Request: Extract the lines up to and including the one that contains "fc='#7b98c9', ec='#4f6fa4', lw=0.5))", starting with the first line of the entries below, and omit the pictures.

Supplied data:
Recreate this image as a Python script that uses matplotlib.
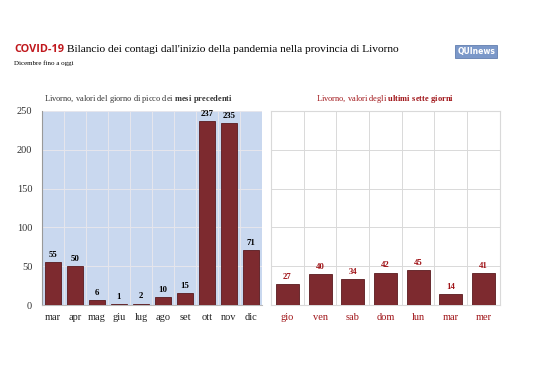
import numpy as np
import matplotlib.pyplot as plt

mesi = ['mar', 'apr', 'mag', 'giu', 'lug', 'ago', 'set', 'ott', 'nov', 'dic']
picchi = [55, 50, 6, 1, 2, 10, 15, 237, 235, 71]
giorni = ['gio', 'ven', 'sab', 'dom', 'lun', 'mar', 'mer']
ultimi = [27, 40, 34, 42, 45, 14, 41]
yticks = [0, 50, 100, 150, 200, 250]

bar_col = '#7d2a2f'
edge_col = '#5a1a1e'
red = '#a01418'
serif = 'Liberation Serif'

plt.rcParams['mathtext.fontset'] = 'custom'
plt.rcParams['mathtext.rm'] = serif
plt.rcParams['mathtext.bf'] = serif + ':bold'

fig = plt.figure(figsize=(5.38, 3.8), dpi=100)
fig.patch.set_facecolor('white')

# titolo
fig.text(0.026, 0.862, 'COVID-19', color='#c0171c', fontsize=7.8, fontweight='bold',
         family='Open Sans', va='baseline')
fig.text(0.125, 0.862, "Bilancio dei contagi dall'inizio della pandemia nella provincia di Livorno",
         fontsize=8.2, family=serif, va='baseline')
fig.text(0.026, 0.828, 'Dicembre fino a oggi', fontsize=5, family=serif, va='baseline')
fig.text(0.85, 0.858, 'QUInews', fontsize=5.5, fontweight='bold', color='white', family='DejaVu Sans',
         va='baseline', bbox=dict(boxstyle='square,pad=0.3', fc='#7b98c9', ec='#4f6fa4', lw=0.5))

# grafico sinistro
ax1 = fig.add_axes([0.078, 0.197, 0.409, 0.511])
x1 = np.arange(len(mesi))
ax1.set_facecolor('#c9d8ef')
ax1.bar(x1, picchi, width=0.7, color=bar_col, edgecolor=edge_col, linewidth=0.6, zorder=3)
for xi, v in zip(x1, picchi):
    ax1.text(xi, v + 4, str(v), ha='center', va='bottom', fontsize=6.3, fontweight='bold', family=serif)
ax1.set_xlim(-0.5, len(mesi) - 0.5)
ax1.set_ylim(0, 250)
ax1.set_yticks(yticks)
ax1.set_xticks(x1)
ax1.set_xticklabels(mesi, family=serif, fontsize=7.5, color='#222222')
ax1.set_yticklabels([str(t) for t in yticks], family=serif, fontsize=7.5, color='#333333')
ax1.set_xticks(np.arange(-0.5, len(mesi)), minor=True)
ax1.grid(which='minor', axis='x', color='#e6e6ec', lw=0.7, zorder=0)
ax1.grid(which='major', axis='y', color='#e6e6ec', lw=0.7, zorder=0)
ax1.tick_params(which='both', length=0)
ax1.tick_params(axis='x', pad=6)
ax1.tick_params(axis='y', pad=7)
for s in ax1.spines.values():
    s.set_visible(False)
ax1.spines['left'].set_visible(True)
ax1.spines['left'].set_color('#999999')
ax1.spines['bottom'].set_visible(True)
ax1.spines['bottom'].set_color('#bbbbbb')
ax1.text(0.44, 1.03, r'Livorno, valori del giorno di picco dei $\mathbf{mesi\ precedenti}$',
         transform=ax1.transAxes, ha='center', va='bottom', fontsize=6, family=serif, color='#333333')

# grafico destro
ax2 = fig.add_axes([0.504, 0.197, 0.425, 0.511])
x2 = np.arange(len(giorni))
ax2.set_facecolor('white')
ax2.bar(x2, ultimi, width=0.7, color=bar_col, edgecolor=edge_col, linewidth=0.6, zorder=3)
for xi, v in zip(x2, ultimi):
    ax2.text(xi, v + 4, str(v), ha='center', va='bottom', fontsize=6.3, fontweight='bold',
             family=serif, color=red)
ax2.set_xlim(-0.5, len(giorni) - 0.5)
ax2.set_ylim(0, 250)
ax2.set_yticks(yticks)
ax2.set_yticklabels([])
ax2.set_xticks(x2)
ax2.set_xticklabels(giorni, family=serif, fontsize=7.5, color=red)
ax2.set_xticks(np.arange(-0.5, len(giorni)), minor=True)
ax2.grid(which='minor', axis='x', color='#d9d9d9', lw=0.7, zorder=0)
ax2.grid(which='major', axis='y', color='#d9d9d9', lw=0.7, zorder=0)
ax2.tick_params(which='both', length=0)
ax2.tick_params(axis='x', pad=6)
for s in ax2.spines.values():
    s.set_color('#d9d9d9')
ax2.text(0.5, 1.03, r'Livorno, valori degli $\mathbf{ultimi\ sette\ giorni}$',
         transform=ax2.transAxes, ha='center', va='bottom', fontsize=6, family=serif, color=red)

fig.savefig('out.png', dpi=100, facecolor='white')
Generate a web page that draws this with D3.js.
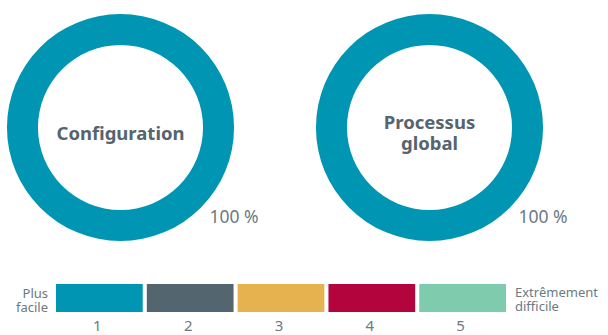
<!DOCTYPE html>
<html>
<head>
<meta charset="utf-8">
<script src="https://cdn.jsdelivr.net/npm/d3@7"></script>
<style>
  body { margin: 0; background: #fff; }
  text { font-family: "Noto Sans", "Open Sans", sans-serif; }
</style>
</head>
<body>
<div id="chart"></div>
<script>
// difficulty levels, 1 = easiest, 5 = hardest
const levels = ['1', '2', '3', '4', '5']
const levelColors = ['#0096b3', '#536670', '#e6b250', '#b3043e', '#7ecbad']

// one donut per topic, share (%) of answers at each level
const topics = [['Configuration'], ['Processus', 'global']]
const topicValues = [
  [100, 0, 0, 0, 0],
  [100, 0, 0, 0, 0]
]
const topicLabels = ['100 %', '100 %']

const legendLeft = ['Plus', 'facile']
const legendRight = ['Extrêmement', 'difficile']

const width = 608
const height = 335

const svg = d3.select('#chart').append('svg')
  .attr('width', width)
  .attr('height', height)

const color = d3.scaleOrdinal().domain(levels).range(levelColors)

// donuts
const cx = d3.scalePoint().domain(d3.range(topics.length)).range([120.5, 429.5])
const cy = 127.5
const outerR = 113.5
const innerR = 82.5

const pie = d3.pie().sort(null).value(d => d)
const arc = d3.arc().innerRadius(innerR).outerRadius(outerR)

topics.forEach((name, i) => {
  const g = svg.append('g')
    .attr('transform', 'translate(' + cx(i) + ',' + cy + ')')

  g.selectAll('path')
    .data(pie(topicValues[i]))
    .enter().append('path')
      .attr('d', arc)
      .attr('fill', (d, j) => color(levels[j]))

  const lineH = 21
  const t = g.append('text')
    .attr('text-anchor', 'middle')
    .attr('font-size', 18.5)
    .attr('font-weight', 'bold')
    .attr('fill', '#55646e')
  name.forEach((line, k) => {
    t.append('tspan')
      .attr('x', 0)
      .attr('y', 12 + (k - (name.length - 1) / 2) * lineH)
      .text(line)
  })

  g.append('text')
    .attr('x', 89)
    .attr('y', 95)
    .attr('font-size', 17.5)
    .attr('fill', '#6b7a83')
    .text(topicLabels[i])
})

// legend
const x = d3.scaleBand().domain(levels).range([56, 506]).paddingInner(0.045)
const legendTop = 284
const legendH = 28

svg.selectAll('.swatch')
  .data(levels)
  .enter().append('rect')
    .attr('class', 'swatch')
    .attr('x', d => x(d))
    .attr('y', legendTop)
    .attr('width', x.bandwidth())
    .attr('height', legendH)
    .attr('fill', d => color(d))

svg.selectAll('.num')
  .data(levels)
  .enter().append('text')
    .attr('class', 'num')
    .attr('x', d => x(d) + x.bandwidth() / 2 - 2)
    .attr('y', 331)
    .attr('text-anchor', 'middle')
    .attr('font-size', 15)
    .attr('fill', '#6b7a83')
    .text(d => d)

const left = svg.append('text')
  .attr('text-anchor', 'end')
  .attr('font-size', 13)
  .attr('fill', '#6b7a83')
legendLeft.forEach((line, k) => {
  left.append('tspan').attr('x', 48).attr('y', 298 + k * 13.5).text(line)
})

const right = svg.append('text')
  .attr('text-anchor', 'start')
  .attr('font-size', 13)
  .attr('fill', '#6b7a83')
legendRight.forEach((line, k) => {
  right.append('tspan').attr('x', 515).attr('y', 297 + k * 13.5).text(line)
})
</script>
</body>
</html>
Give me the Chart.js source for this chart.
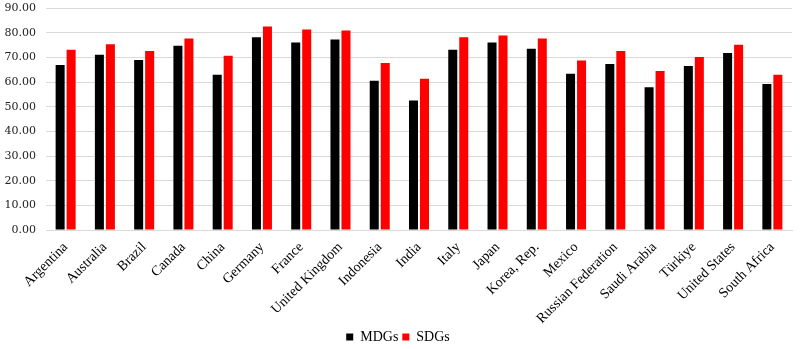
<!DOCTYPE html>
<html>
<head>
<meta charset="utf-8">
<script src="https://cdn.jsdelivr.net/npm/chart.js@4.4.1/dist/chart.umd.min.js"></script>
<style>
  html, body { margin: 0; padding: 0; background: #fff; }
  #wrap { width: 801px; height: 349px; }
</style>
</head>
<body>
<div id="wrap"><canvas id="myChart" width="801" height="349"></canvas></div>
<script>
// donnees
const countries = ['Argentina', 'Australia', 'Brazil', 'Canada', 'China', 'Germany', 'France',
  'United Kingdom', 'Indonesia', 'India', 'Italy', 'Japan', 'Korea, Rep.', 'Mexico',
  'Russian Federation', 'Saudi Arabia', 'Türkiye', 'United States', 'South Africa'];
const mdgs = [66.9, 71.0, 68.9, 74.7, 62.9, 78.1, 76.0, 77.2, 60.5, 52.5, 73.1, 76.0, 73.5, 63.3, 67.3, 57.9, 66.5, 71.8, 59.2];
const sdgs = [73.1, 75.3, 72.6, 77.6, 70.6, 82.5, 81.3, 80.9, 67.7, 61.3, 78.1, 78.9, 77.6, 68.7, 72.6, 64.5, 70.1, 75.1, 62.9];
const yTicks = [0, 10, 20, 30, 40, 50, 60, 70, 80, 90];

/**************************************************/
const serif = "'Liberation Serif', 'Times New Roman', serif";

const ctx = document.getElementById('myChart').getContext('2d');
const myChart = new Chart(ctx, {
  type: 'bar',
  data: {
    labels: countries,
    datasets: [{
      label: 'MDGs',
      data: mdgs,
      backgroundColor: '#000000',
      borderWidth: 0
    }, {
      label: 'SDGs',
      data: sdgs,
      backgroundColor: '#ff0000',
      borderWidth: 0
    }]
  },
  options: {
    responsive: false,
    animation: false,
    layout: { padding: { left: 4, right: 9, top: 8, bottom: -5 } },
    categoryPercentage: 0.56,
    barPercentage: 0.82,
    plugins: {
      tooltip: { enabled: false },
      legend: {
        position: 'bottom',
        labels: {
          boxWidth: 7,
          boxHeight: 7,
          padding: 4,
          color: '#000',
          font: { family: serif, size: 14 }
        }
      }
    },
    scales: {
      x: {
        grid: { display: false, drawTicks: false },
        border: { color: '#d9d9d9' },
        ticks: {
          minRotation: 45,
          maxRotation: 45,
          autoSkip: false,
          padding: 9,
          color: '#000',
          font: { family: serif, size: 14 }
        },
        afterFit: function (scale) { scale.height = 96; }
      },
      y: {
        min: 0,
        max: 90,
        afterBuildTicks: function (scale) {
          scale.ticks = yTicks.map(v => ({ value: v }));
        },
        grid: { color: '#d9d9d9', drawTicks: false },
        border: { display: false },
        ticks: {
          padding: 10,
          color: '#222',
          font: { family: "'DejaVu Serif', serif", size: 11 },
          callback: v => Number(v).toFixed(2)
        },
        afterFit: function (scale) {
          scale.width = 42;
          scale.paddingTop = 0;
          scale.paddingBottom = 0;
        }
      }
    }
  }
});
</script>
</body>
</html>
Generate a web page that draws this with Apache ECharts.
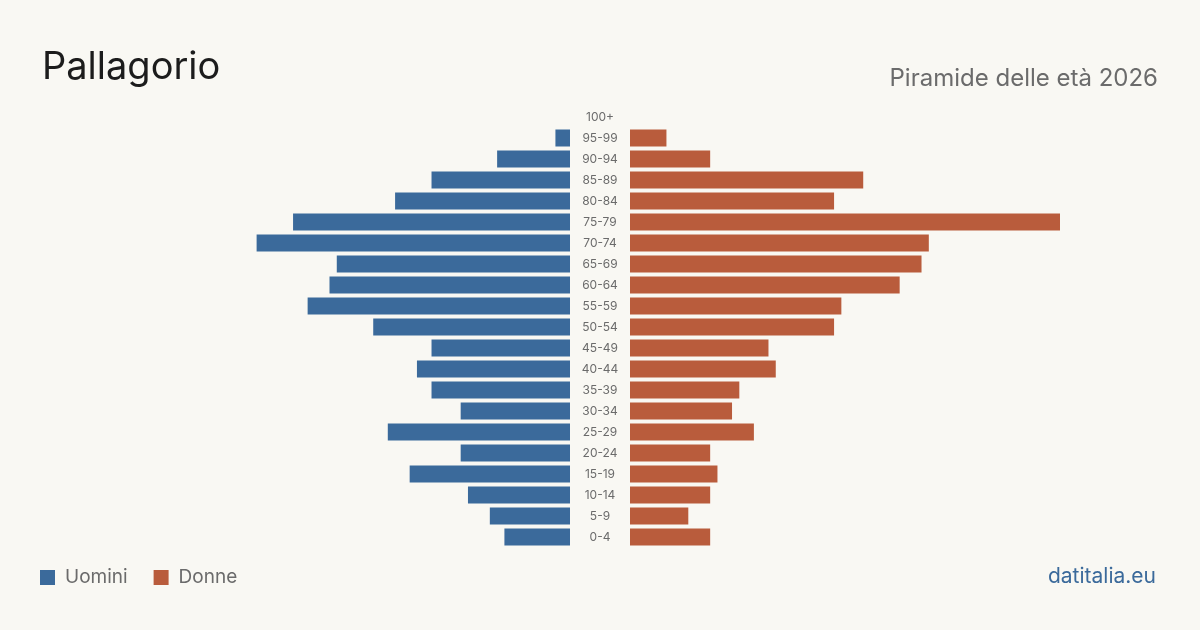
<!DOCTYPE html>
<html>
<head>
<meta charset="utf-8">
<script src="https://cdn.jsdelivr.net/npm/echarts@6/dist/echarts.min.js"></script>
<style>
  html, body { margin: 0; padding: 0; background: #f9f8f3; }
  #chart { width: 1200px; height: 630px; }
</style>
</head>
<body>
<div id="chart"></div>
<script>
// fasce d'età, dall'alto verso il basso
const ageGroups = ['100+', '95-99', '90-94', '85-89', '80-84', '75-79', '70-74', '65-69', '60-64', '55-59',
  '50-54', '45-49', '40-44', '35-39', '30-34', '25-29', '20-24', '15-19', '10-14', '5-9', '0-4']
const men = [0, 2, 10, 19, 24, 38, 43, 32, 33, 36, 27, 19, 21, 19, 15, 25, 15, 22, 14, 11, 9]
const women = [0, 5, 11, 32, 28, 59, 41, 40, 37, 29, 28, 19, 20, 15, 14, 17, 11, 12, 11, 8, 11]
const axisMax = 59

const blue = '#3b6a9b'
const red = '#b95c3c'
const font = 'Inter, "Noto Sans", sans-serif'

const chart = echarts.init(document.getElementById('chart'))

const hiddenValueAxis = (gridIndex, inverse) => ({
  type: 'value',
  gridIndex,
  inverse,
  min: 0,
  max: axisMax,
  show: false
})

chart.setOption({
  backgroundColor: '#f9f8f3',
  animation: false,
  title: [
    {
      text: 'Pallagorio',
      left: 37,
      top: 44,
      textStyle: { fontFamily: font, fontSize: 38, fontWeight: 400, color: '#1c1c1c' }
    },
    {
      text: 'Piramide delle età 2026',
      right: 37,
      top: 62,
      textStyle: { fontFamily: font, fontSize: 24, fontWeight: 400, color: '#6b6b6b' }
    },
    {
      text: 'datitalia.eu',
      right: 39,
      top: 561,
      textStyle: { fontFamily: font, fontSize: 21, fontWeight: 400, color: '#3b6a9b' }
    }
  ],
  legend: {
    left: 35,
    top: 563,
    icon: 'rect',
    itemWidth: 15,
    itemHeight: 15,
    itemGap: 26,
    textStyle: { fontFamily: font, fontSize: 19, color: '#6b6b6b', padding: [0, 0, 0, 5] },
    data: ['Uomini', 'Donne']
  },
  grid: [
    { left: 140, width: 430, top: 106.5, height: 441 },
    { left: 630, width: 430, top: 106.5, height: 441 }
  ],
  xAxis: [hiddenValueAxis(0, true), hiddenValueAxis(1, false)],
  yAxis: [
    {
      type: 'category',
      gridIndex: 0,
      position: 'right',
      inverse: true,
      data: ageGroups,
      axisLine: { show: false },
      axisTick: { show: false },
      axisLabel: {
        align: 'center',
        margin: 30,
        fontFamily: font,
        fontSize: 12,
        color: '#6b6b6b'
      }
    },
    {
      type: 'category',
      gridIndex: 1,
      inverse: true,
      data: ageGroups,
      show: false
    }
  ],
  series: [
    {
      name: 'Uomini',
      type: 'bar',
      xAxisIndex: 0,
      yAxisIndex: 0,
      barWidth: 17,
      itemStyle: { color: blue },
      data: men
    },
    {
      name: 'Donne',
      type: 'bar',
      xAxisIndex: 1,
      yAxisIndex: 1,
      barWidth: 17,
      itemStyle: { color: red },
      data: women
    }
  ]
})
</script>
</body>
</html>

Expected answer:
Recreate this image as a Python script that uses matplotlib.
import numpy as np
import matplotlib.pyplot as plt

mesi = ['mar', 'apr', 'mag', 'giu', 'lug', 'ago', 'set', 'ott', 'nov', 'dic']
picchi = [55, 50, 6, 1, 2, 10, 15, 237, 235, 71]
giorni = ['gio', 'ven', 'sab', 'dom', 'lun', 'mar', 'mer']
ultimi = [27, 40, 34, 42, 45, 14, 41]
yticks = [0, 50, 100, 150, 200, 250]

bar_col = '#7d2a2f'
edge_col = '#5a1a1e'
red = '#a01418'
serif = 'Liberation Serif'

plt.rcParams['mathtext.fontset'] = 'custom'
plt.rcParams['mathtext.rm'] = serif
plt.rcParams['mathtext.bf'] = serif + ':bold'

fig = plt.figure(figsize=(5.38, 3.8), dpi=100)
fig.patch.set_facecolor('white')

# titolo
fig.text(0.026, 0.862, 'COVID-19', color='#c0171c', fontsize=7.8, fontweight='bold',
         family='Open Sans', va='baseline')
fig.text(0.125, 0.862, "Bilancio dei contagi dall'inizio della pandemia nella provincia di Livorno",
         fontsize=8.2, family=serif, va='baseline')
fig.text(0.026, 0.828, 'Dicembre fino a oggi', fontsize=5, family=serif, va='baseline')
fig.text(0.85, 0.858, 'QUInews', fontsize=5.5, fontweight='bold', color='white', family='DejaVu Sans',
         va='baseline', bbox=dict(boxstyle='square,pad=0.3', fc='#7b98c9', ec='#4f6fa4', lw=0.5))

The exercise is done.